121. Best Time to Buy and Sell Stock

You are given an array prices where prices[i] is the price of a given stock on the ith day.

You want to maximize your profit by choosing a single day to buy one stock and choosing a different day in the future to sell that stock.

Return the maximum profit you can achieve from this transaction.

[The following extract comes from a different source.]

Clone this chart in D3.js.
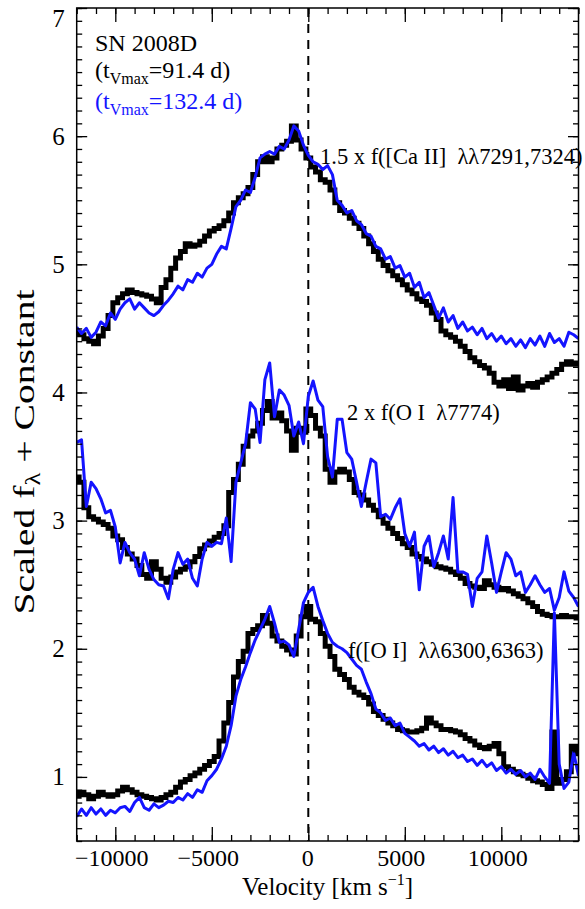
<!DOCTYPE html>
<html><head><meta charset="utf-8">
<script src="https://cdn.jsdelivr.net/npm/d3@7"></script>
<style>
body{margin:0;background:#fff}
svg{display:block}
text{font-family:"Liberation Serif","Times New Roman",serif;white-space:pre}
</style>
</head><body><svg id="c" width="585" height="909"></svg>
<script>
// ---------------- DATA ----------------
const velocity = [
-12000,-11750,-11500,-11250,-11000,-10750,-10500,-10250,-10000,-9750,
-9500,-9250,-9000,-8750,-8500,-8250,-8000,-7750,-7500,-7250,
-7000,-6750,-6500,-6250,-6000,-5750,-5500,-5250,-5000,-4750,
-4500,-4250,-4000,-3750,-3500,-3250,-3000,-2750,-2500,-2250,
-2000,-1750,-1500,-1250,-1000,-750,-500,-250,0,250,
500,750,1000,1250,1500,1750,2000,2250,2500,2750,
3000,3250,3500,3750,4000,4250,4500,4750,5000,5250,
5500,5750,6000,6250,6500,6750,7000,7250,7500,7750,
8000,8250,8500,8750,9000,9250,9500,9750,10000,10250,
10500,10750,11000,11250,11500,11750,12000,12250,12500,12750,
13000,13250,13500,13750,14000];

// [Ca II] 7291,7324 (x1.5, offset)
const caBlack = [
4.47,4.45,4.42,4.40,4.38,4.44,4.50,4.60,4.70,4.74,
4.77,4.80,4.78,4.77,4.76,4.75,4.73,4.70,4.82,4.88,
4.97,5.05,5.10,5.16,5.14,5.15,5.18,5.22,5.26,5.28,
5.30,5.34,5.40,5.48,5.52,5.55,5.60,5.70,5.80,5.84,
5.80,5.83,5.90,5.93,5.96,6.08,5.97,5.90,5.83,5.76,
5.72,5.66,5.64,5.58,5.48,5.42,5.40,5.36,5.32,5.28,
5.22,5.16,5.10,5.04,4.99,4.95,4.91,4.88,4.84,4.80,
4.77,4.73,4.71,4.68,4.62,4.57,4.48,4.45,4.43,4.40,
4.36,4.32,4.27,4.24,4.21,4.19,4.15,4.08,4.05,4.10,
4.03,4.12,4.02,4.05,4.07,4.04,4.08,4.10,4.12,4.15,
4.18,4.22,4.24,4.22,4.23];
const caBlue = [
4.51,4.46,4.50,4.43,4.47,4.55,4.52,4.62,4.57,4.65,
4.70,4.73,4.65,4.70,4.66,4.62,4.60,4.63,4.68,4.72,
4.77,4.83,4.80,4.88,4.86,4.93,4.90,4.97,5.00,5.08,
5.14,5.12,5.28,5.45,5.50,5.58,5.56,5.68,5.83,5.86,
5.88,5.86,5.92,5.90,5.97,6.08,6.04,5.93,5.85,5.80,
5.78,5.74,5.77,5.70,5.50,5.46,5.40,5.42,5.34,5.31,
5.24,5.22,5.14,5.12,5.04,5.06,4.97,4.99,4.90,4.93,
4.82,4.86,4.74,4.78,4.68,4.58,4.66,4.55,4.60,4.50,
4.55,4.48,4.51,4.45,4.50,4.42,4.46,4.40,4.44,4.38,
4.42,4.36,4.41,4.35,4.42,4.37,4.44,4.36,4.46,4.39,
4.42,4.36,4.47,4.45,4.42];

// O I 7774 (x2, offset)
const o7774Black = [
3.34,3.30,3.10,3.03,3.01,2.99,2.97,2.94,2.88,2.85,
2.79,2.74,2.70,2.65,2.58,2.55,2.68,2.62,2.55,2.52,
2.56,2.60,2.62,2.64,2.68,2.72,2.78,2.81,2.84,2.87,
2.90,2.96,3.22,3.32,3.44,3.58,3.66,3.70,3.76,3.86,
3.93,3.80,3.84,3.78,3.70,3.55,3.72,3.69,3.87,3.82,
3.72,3.66,3.40,3.30,3.38,3.40,3.38,3.32,3.22,3.20,
3.16,3.12,3.08,3.03,2.98,2.94,2.90,2.86,2.82,2.79,
2.74,2.72,2.70,2.68,2.66,2.64,2.63,2.62,2.60,2.58,
2.55,2.51,2.49,2.48,2.47,2.53,2.50,2.48,2.46,2.47,
2.45,2.43,2.41,2.39,2.36,2.33,2.29,2.27,2.26,2.25,
2.25,2.26,2.25,2.25,2.24];
const o7774Blue = [
3.61,3.63,3.11,3.30,3.25,3.17,3.06,3.08,2.95,2.67,
2.83,2.75,2.70,2.57,2.75,2.62,2.54,2.50,2.49,2.39,
2.62,2.75,2.66,2.70,2.55,2.49,2.70,2.83,2.80,2.83,
2.82,3.02,2.68,3.30,3.45,3.60,3.92,3.87,3.61,4.10,
4.23,3.81,4.02,3.98,3.90,3.66,3.77,3.60,3.97,4.09,
3.94,3.89,3.50,3.34,3.79,3.79,3.53,3.48,3.30,3.11,
3.30,3.48,3.45,3.03,3.05,3.01,3.10,3.17,2.90,2.80,
2.91,2.46,2.80,2.88,2.64,2.75,2.88,2.70,3.18,2.60,
2.60,2.58,2.33,2.55,2.60,2.88,2.67,2.44,2.60,2.75,
2.70,2.57,2.60,2.44,2.50,2.57,2.50,2.44,2.47,2.30,
2.40,2.60,2.45,2.40,2.33];

// [O I] 6300,6363
const o6300Black = [
0.85,0.88,0.86,0.83,0.85,0.88,0.86,0.85,0.86,0.89,
0.92,0.90,0.88,0.86,0.85,0.84,0.83,0.82,0.84,0.86,
0.88,0.92,0.96,0.98,1.01,1.03,1.06,1.09,1.12,1.16,
1.28,1.42,1.58,1.78,1.90,1.98,2.12,2.15,2.18,2.26,
2.20,2.10,2.06,2.02,1.99,1.96,2.10,2.25,2.33,2.23,
2.21,2.12,2.02,1.94,1.84,1.80,1.76,1.70,1.66,1.64,
1.62,1.57,1.51,1.48,1.45,1.42,1.40,1.37,1.36,1.35,
1.35,1.36,1.38,1.46,1.42,1.40,1.37,1.37,1.36,1.35,
1.33,1.30,1.28,1.25,1.23,1.22,1.24,1.26,1.18,1.08,
1.06,1.04,1.02,1.01,0.99,0.97,0.96,0.94,0.91,1.35,
0.95,0.98,1.04,1.24,1.18];
const o6300Blue = [
0.69,0.75,0.70,0.76,0.71,0.75,0.70,0.74,0.72,0.76,
0.77,0.73,0.80,0.84,0.76,0.74,0.79,0.76,0.78,0.81,
0.80,0.84,0.82,0.87,0.84,0.90,0.88,0.97,1.01,1.06,
1.14,1.24,1.40,1.63,1.76,1.86,1.97,2.07,2.15,2.23,
2.33,2.20,2.05,2.06,2.03,1.94,2.15,2.36,2.44,2.48,
2.33,2.22,2.12,2.05,2.02,2.00,1.97,1.92,1.87,1.84,
1.74,1.65,1.53,1.50,1.44,1.46,1.40,1.42,1.34,1.31,
1.28,1.24,1.26,1.21,1.24,1.19,1.22,1.17,1.20,1.15,
1.17,1.12,1.14,1.09,1.13,1.08,1.11,1.05,1.08,1.03,
1.06,1.02,1.05,1.00,1.03,0.98,1.06,1.00,0.95,2.28,
1.10,0.91,0.96,1.19,1.01];

const xTickValues = [-10000,-5000,0,5000,10000];
const yTickValues = [1,2,3,4,5,6,7];
const lineLabels = ["1.5 x f([Ca II]  λλ7291,7324)", "2 x f(O I  λ7774)", "f([O I]  λλ6300,6363)"];
const objectName = "SN 2008D";
const epochs = ["=91.4 d)", "=132.4 d)"];

// ---------------- LAYOUT ----------------
const X0 = 76.7, X1 = 578.5, Y0 = 8, Y1 = 841;
const BLUE = "#1414ff";
const svg = d3.select("#c");
const x = d3.scaleLinear().domain([-12000, 14000]).range([X0, X1]);
const y = d3.scaleLinear().domain([0.5, 7]).range([Y1, Y0]);

svg.append("defs").append("clipPath").attr("id","clip")
  .append("rect").attr("x",X0).attr("y",Y0).attr("width",X1-X0).attr("height",Y1-Y0);

// vertical dashed zero line
svg.append("line").attr("x1",x(0)).attr("x2",x(0)).attr("y1",Y0).attr("y2",Y1)
  .attr("stroke","#000").attr("stroke-width",2).attr("stroke-dasharray","9,7");

const plot = svg.append("g").attr("clip-path","url(#clip)");
const lineStep = d3.line().x((d,i)=>x(velocity[i])).y(d=>y(d)).curve(d3.curveStep);
const lineLin = d3.line().x((d,i)=>x(velocity[i])).y(d=>y(d));

[caBlack, o7774Black, o6300Black].forEach(s=>{
  plot.append("path").datum(s).attr("d",lineStep).attr("fill","none")
    .attr("stroke","#000").attr("stroke-width",5).attr("stroke-linejoin","miter");
});
[caBlue, o7774Blue, o6300Blue].forEach(s=>{
  plot.append("path").datum(s).attr("d",lineLin).attr("fill","none")
    .attr("stroke",BLUE).attr("stroke-width",3).attr("stroke-linejoin","round");
});

// ---------------- AXES ----------------
const xMinor = d3.range(-12, 15).map(k=>k*1000);
const yMinor = d3.range(5, 71).map(k=>k/10);
function styleAxis(g){
  g.select(".domain").remove();
  g.selectAll(".tick line").attr("stroke","#000").attr("stroke-width",1.3);
  g.selectAll(".tick text").attr("fill","#000").attr("font-size",24)
    .attr("font-family","Liberation Serif, Times New Roman, serif");
}
// bottom
svg.append("g").attr("transform",`translate(0,${Y1})`)
  .call(d3.axisBottom(x).tickValues(xMinor).tickSize(-6).tickFormat("")).call(styleAxis);
const xb = svg.append("g").attr("transform",`translate(0,${Y1})`)
  .call(d3.axisBottom(x).tickValues(xTickValues).tickSize(-14).tickPadding(8).tickFormat(d3.format("d"))).call(styleAxis);
xb.selectAll(".tick text").attr("dx", d=> d===0 ? -1 : -4);
// top
svg.append("g").attr("transform",`translate(0,${Y0})`)
  .call(d3.axisTop(x).tickValues(xMinor).tickSize(-6).tickFormat("")).call(styleAxis);
svg.append("g").attr("transform",`translate(0,${Y0})`)
  .call(d3.axisTop(x).tickValues(xTickValues).tickSize(-14).tickFormat("")).call(styleAxis);
// left
svg.append("g").attr("transform",`translate(${X0},0)`)
  .call(d3.axisLeft(y).tickValues(yMinor).tickSize(-5.5).tickFormat("")).call(styleAxis);
const yl = svg.append("g").attr("transform",`translate(${X0},0)`)
  .call(d3.axisLeft(y).tickValues(yTickValues).tickSize(-10.5).tickPadding(12).tickFormat(d3.format("d"))).call(styleAxis);
yl.selectAll(".tick text").attr("font-size",25).filter(d=>d===7).attr("y",10);
// right
svg.append("g").attr("transform",`translate(${X1},0)`)
  .call(d3.axisRight(y).tickValues(yMinor).tickSize(-5.5).tickFormat("")).call(styleAxis);
svg.append("g").attr("transform",`translate(${X1},0)`)
  .call(d3.axisRight(y).tickValues(yTickValues).tickSize(-10.5).tickFormat("")).call(styleAxis);
// frame
svg.append("rect").attr("x",X0).attr("y",Y0).attr("width",X1-X0).attr("height",Y1-Y0)
  .attr("fill","none").attr("stroke","#000").attr("stroke-width",1.5);

// axis titles
const xt = svg.append("text").attr("x",(X0+X1)/2).attr("y",895).attr("text-anchor","middle")
  .attr("font-size",25).attr("fill","#000");
xt.append("tspan").text("Velocity [km s");
xt.append("tspan").attr("font-size",16).attr("dy",-10).text("−1");
xt.append("tspan").attr("dy",10).text("]");

const yt = svg.append("text").attr("transform",`translate(34,452) rotate(-90)`)
  .attr("text-anchor","middle").attr("font-size",30).attr("fill","#000")
  .attr("textLength",325).attr("lengthAdjust","spacingAndGlyphs");
yt.append("tspan").text("Scaled f");
yt.append("tspan").attr("font-size",20).attr("dy",6).text("λ");
yt.append("tspan").attr("dy",-6).text(" + Constant");

// legend
svg.append("text").attr("x",95).attr("y",51).attr("font-size",24).attr("fill","#000").text(objectName);
[[78,"#000"],[109,BLUE]].forEach(([yy,col],i)=>{
  const t = svg.append("text").attr("x",95).attr("y",yy).attr("font-size",24).attr("fill",col);
  t.append("tspan").text("(t");
  t.append("tspan").attr("font-size",16).attr("dy",6).text("Vmax");
  t.append("tspan").attr("dy",-6).text(epochs[i]);
});

// line labels
[[320,164],[347,420],[348,658]].forEach(([xx,yy],i)=>{
  svg.append("text").attr("x",xx).attr("y",yy).attr("font-size",22.5).attr("fill","#000").text(lineLabels[i]);
});
</script>
</body></html>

If you cannot achieve any profit, return 0.

Constraints:

• 1 <= prices.length <= 10^5
• 0 <= prices[i] <= 10^4

Example

Input: prices = [7,1,5,3,6,4]
Output: 5
Explanation: Buy on day 2 (price = 1) and sell on day 5 (price = 6), profit = 6-1 = 5.
Note that buying on day 2 and selling on day 1 is not allowed because you must buy before you sell.

思路

分析题目

• 求两数之差最大值
• 只能高位减低位

那也就是说如果低位比高位大，那这个低位就应该被高位取代

题解

• 无脑快速AC

    public int maxProfit(int[] prices) {
        ArrayList<Integer> data = new ArrayList<>();
        Arrays.stream(prices).forEach(data::add);
        int left, right, result;
        result = left = 0;
        right = left + 1;
	// 低位要小于高位且高位小于数组最大位数
        while (left < right && right < prices.length) {
	    // 如果当前低位比高位大，那高位应该取代低位位置
            if (prices[left] > prices[right]) {
                left = right;
                right = left + 1;
                continue;
            }
            result = Math.max(result, prices[right] - prices[left]);
            right++;
        }
        return result;
    }

• 优化

    public int maxProfit(int[] prices) {
        ArrayList<Integer> data = new ArrayList<>();
        Arrays.stream(prices).forEach(data::add);
        int left, right, result;
        result = left = 0;
        right = left + 1;
        while (right < prices.length) {
            if (prices[left] > prices[right])
                left = right;
            else
                result = Math.max(result, prices[right] - prices[left]);
            right++;
        }
        return result;
    }